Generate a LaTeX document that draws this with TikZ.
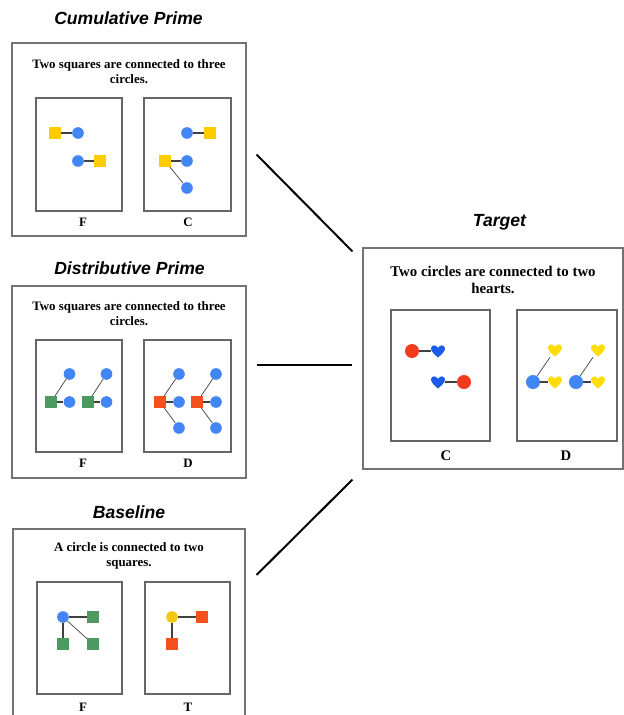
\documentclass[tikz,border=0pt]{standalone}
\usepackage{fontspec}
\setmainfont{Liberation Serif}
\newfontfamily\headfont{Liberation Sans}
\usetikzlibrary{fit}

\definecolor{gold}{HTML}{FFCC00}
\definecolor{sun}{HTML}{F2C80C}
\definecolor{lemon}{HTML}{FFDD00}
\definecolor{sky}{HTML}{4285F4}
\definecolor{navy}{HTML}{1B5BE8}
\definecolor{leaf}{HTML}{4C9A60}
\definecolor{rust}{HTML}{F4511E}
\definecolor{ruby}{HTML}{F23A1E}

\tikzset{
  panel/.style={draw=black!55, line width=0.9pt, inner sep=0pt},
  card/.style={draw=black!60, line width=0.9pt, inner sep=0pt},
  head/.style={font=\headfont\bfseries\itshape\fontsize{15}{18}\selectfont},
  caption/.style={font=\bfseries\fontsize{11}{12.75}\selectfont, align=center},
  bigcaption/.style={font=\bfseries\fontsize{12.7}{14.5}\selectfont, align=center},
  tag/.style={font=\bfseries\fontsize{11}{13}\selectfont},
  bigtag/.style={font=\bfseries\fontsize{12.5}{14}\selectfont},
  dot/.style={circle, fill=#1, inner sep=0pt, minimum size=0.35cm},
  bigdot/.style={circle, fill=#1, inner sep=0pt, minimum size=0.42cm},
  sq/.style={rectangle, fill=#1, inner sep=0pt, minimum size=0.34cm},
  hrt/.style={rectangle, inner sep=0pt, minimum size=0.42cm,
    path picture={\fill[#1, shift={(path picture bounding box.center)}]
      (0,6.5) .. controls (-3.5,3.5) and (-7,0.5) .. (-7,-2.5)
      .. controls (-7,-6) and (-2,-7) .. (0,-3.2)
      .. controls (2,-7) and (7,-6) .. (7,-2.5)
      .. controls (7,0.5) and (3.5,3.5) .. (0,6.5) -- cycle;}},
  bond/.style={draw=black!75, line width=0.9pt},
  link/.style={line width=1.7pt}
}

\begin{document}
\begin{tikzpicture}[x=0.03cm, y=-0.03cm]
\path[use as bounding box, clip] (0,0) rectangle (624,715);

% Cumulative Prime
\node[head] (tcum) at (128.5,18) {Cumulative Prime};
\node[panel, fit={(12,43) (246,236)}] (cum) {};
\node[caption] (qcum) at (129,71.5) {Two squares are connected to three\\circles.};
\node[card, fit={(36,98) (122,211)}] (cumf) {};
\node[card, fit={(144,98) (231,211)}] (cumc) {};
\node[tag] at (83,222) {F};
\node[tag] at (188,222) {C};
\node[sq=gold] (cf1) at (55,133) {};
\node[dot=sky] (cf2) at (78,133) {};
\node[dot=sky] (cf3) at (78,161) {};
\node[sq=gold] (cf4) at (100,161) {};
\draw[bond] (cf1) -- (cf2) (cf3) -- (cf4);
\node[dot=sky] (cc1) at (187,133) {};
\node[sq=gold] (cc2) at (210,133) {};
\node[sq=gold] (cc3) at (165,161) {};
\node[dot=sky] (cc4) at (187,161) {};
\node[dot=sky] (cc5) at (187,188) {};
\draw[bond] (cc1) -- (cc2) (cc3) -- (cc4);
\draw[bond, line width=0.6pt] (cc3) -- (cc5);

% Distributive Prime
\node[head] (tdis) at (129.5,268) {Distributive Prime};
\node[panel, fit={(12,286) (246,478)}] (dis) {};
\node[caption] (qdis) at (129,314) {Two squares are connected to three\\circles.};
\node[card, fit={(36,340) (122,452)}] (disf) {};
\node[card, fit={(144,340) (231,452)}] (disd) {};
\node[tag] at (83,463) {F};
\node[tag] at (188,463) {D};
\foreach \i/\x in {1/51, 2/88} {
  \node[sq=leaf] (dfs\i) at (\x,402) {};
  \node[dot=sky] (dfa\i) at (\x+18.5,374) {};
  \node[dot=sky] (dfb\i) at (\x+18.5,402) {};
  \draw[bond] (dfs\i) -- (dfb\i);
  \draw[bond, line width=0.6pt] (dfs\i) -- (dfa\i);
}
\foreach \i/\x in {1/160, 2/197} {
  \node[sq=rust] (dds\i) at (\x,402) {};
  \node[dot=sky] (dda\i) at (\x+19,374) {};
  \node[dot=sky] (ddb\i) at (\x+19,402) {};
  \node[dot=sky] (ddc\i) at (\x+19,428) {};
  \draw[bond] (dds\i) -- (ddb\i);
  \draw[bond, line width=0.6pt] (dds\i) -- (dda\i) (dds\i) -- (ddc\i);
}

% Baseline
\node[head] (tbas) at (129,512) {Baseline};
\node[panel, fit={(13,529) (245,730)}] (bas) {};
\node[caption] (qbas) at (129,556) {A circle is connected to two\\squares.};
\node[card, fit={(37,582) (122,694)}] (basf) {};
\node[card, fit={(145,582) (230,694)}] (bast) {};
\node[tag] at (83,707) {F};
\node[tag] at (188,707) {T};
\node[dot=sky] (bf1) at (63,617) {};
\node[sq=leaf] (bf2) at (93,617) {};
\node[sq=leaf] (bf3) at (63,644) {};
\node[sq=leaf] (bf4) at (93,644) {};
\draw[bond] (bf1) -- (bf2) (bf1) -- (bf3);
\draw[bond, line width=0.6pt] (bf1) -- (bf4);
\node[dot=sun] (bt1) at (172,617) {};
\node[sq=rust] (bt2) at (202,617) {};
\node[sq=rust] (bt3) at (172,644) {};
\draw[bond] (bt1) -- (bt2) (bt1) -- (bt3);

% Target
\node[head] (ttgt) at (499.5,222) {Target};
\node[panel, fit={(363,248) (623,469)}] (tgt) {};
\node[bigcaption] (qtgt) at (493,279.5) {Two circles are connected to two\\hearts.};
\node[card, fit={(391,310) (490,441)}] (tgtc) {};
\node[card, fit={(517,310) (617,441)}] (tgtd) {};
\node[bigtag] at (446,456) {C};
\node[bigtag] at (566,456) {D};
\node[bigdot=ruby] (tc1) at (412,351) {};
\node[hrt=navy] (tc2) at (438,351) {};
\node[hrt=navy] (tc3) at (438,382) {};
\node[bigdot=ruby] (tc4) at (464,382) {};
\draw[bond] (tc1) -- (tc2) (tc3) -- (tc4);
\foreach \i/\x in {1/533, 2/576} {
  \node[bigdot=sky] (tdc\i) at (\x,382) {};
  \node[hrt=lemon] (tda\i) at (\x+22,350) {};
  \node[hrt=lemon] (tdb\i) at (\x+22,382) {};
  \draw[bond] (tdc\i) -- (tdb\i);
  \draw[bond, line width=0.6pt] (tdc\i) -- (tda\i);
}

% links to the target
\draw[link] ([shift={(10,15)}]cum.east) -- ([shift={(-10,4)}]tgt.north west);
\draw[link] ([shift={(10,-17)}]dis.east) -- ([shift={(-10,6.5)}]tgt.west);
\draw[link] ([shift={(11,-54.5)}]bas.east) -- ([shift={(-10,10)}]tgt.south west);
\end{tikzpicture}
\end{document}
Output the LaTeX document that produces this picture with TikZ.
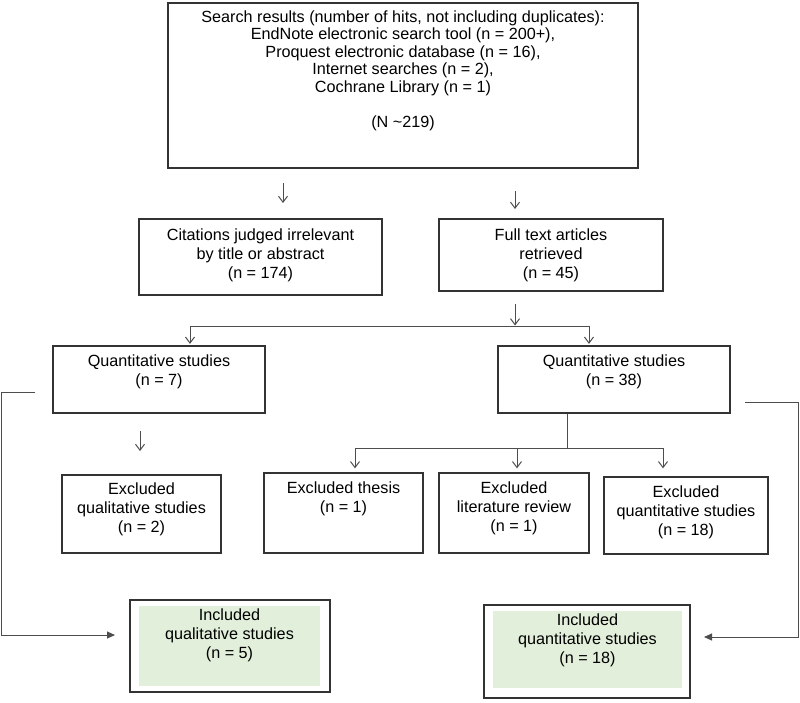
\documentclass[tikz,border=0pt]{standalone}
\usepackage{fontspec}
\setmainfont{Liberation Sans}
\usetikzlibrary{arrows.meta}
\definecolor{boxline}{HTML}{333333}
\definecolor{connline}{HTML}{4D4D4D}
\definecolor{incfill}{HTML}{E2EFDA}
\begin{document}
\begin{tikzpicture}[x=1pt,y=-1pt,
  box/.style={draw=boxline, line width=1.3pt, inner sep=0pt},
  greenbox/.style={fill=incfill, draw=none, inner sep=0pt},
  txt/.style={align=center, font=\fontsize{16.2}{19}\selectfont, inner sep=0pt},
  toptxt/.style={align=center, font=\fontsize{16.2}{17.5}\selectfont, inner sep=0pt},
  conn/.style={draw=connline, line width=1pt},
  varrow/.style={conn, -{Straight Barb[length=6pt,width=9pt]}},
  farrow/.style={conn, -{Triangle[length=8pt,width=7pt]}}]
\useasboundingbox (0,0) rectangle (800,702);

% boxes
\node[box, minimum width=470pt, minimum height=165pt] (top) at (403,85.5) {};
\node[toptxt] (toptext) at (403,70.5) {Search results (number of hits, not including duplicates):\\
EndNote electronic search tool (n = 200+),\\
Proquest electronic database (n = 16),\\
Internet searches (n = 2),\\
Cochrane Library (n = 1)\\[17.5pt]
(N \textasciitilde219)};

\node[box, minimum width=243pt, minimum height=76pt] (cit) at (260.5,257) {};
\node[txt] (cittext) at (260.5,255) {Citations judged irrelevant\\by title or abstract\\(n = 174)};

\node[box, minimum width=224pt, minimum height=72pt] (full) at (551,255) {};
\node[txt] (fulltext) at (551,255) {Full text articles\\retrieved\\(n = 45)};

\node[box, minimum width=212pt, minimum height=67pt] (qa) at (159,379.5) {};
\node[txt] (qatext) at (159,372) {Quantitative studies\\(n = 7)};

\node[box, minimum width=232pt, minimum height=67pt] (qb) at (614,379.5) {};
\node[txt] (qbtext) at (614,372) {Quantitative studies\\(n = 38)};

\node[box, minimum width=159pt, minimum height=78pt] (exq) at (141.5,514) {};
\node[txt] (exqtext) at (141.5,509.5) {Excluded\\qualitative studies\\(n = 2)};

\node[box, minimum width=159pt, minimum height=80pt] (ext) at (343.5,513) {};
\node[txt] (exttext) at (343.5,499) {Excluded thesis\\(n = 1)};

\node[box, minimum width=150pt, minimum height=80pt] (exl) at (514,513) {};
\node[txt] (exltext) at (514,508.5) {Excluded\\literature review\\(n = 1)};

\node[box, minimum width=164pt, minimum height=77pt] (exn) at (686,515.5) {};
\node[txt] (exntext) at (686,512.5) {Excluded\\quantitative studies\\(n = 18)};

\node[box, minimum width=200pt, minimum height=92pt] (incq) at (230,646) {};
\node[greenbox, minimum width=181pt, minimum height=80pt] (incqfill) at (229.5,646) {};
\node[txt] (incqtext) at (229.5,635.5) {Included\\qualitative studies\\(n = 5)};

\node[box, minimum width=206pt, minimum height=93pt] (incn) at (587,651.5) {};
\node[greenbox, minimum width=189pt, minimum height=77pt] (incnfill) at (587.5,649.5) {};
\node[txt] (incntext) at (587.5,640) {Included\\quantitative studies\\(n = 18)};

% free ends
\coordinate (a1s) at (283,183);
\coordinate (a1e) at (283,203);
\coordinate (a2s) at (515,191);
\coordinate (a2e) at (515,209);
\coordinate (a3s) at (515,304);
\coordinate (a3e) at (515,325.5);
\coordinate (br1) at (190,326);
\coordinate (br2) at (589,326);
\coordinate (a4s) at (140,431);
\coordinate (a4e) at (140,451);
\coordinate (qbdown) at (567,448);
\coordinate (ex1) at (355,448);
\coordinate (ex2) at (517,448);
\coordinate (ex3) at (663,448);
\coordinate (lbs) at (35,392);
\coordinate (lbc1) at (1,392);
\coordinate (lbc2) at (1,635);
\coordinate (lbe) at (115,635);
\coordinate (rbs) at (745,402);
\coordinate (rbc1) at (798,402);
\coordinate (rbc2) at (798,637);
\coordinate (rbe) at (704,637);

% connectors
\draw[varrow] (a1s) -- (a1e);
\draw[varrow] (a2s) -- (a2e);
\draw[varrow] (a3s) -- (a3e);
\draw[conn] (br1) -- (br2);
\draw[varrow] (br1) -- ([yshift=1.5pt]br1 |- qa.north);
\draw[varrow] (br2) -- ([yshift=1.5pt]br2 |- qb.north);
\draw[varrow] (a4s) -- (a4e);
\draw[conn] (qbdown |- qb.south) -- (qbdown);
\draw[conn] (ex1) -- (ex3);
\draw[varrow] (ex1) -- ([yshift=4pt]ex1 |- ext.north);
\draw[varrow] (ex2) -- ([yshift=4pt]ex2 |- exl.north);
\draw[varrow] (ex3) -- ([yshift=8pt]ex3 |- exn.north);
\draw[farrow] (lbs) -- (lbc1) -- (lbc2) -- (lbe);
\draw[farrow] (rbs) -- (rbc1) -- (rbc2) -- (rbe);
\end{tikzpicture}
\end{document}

#####

● EXERCISE DETAILS: Report each line of the material above where the word "with" appears.

● CORRECT ANSWER:
Generate a LaTeX document that draws this with TikZ.
Output the LaTeX document that produces this picture with TikZ.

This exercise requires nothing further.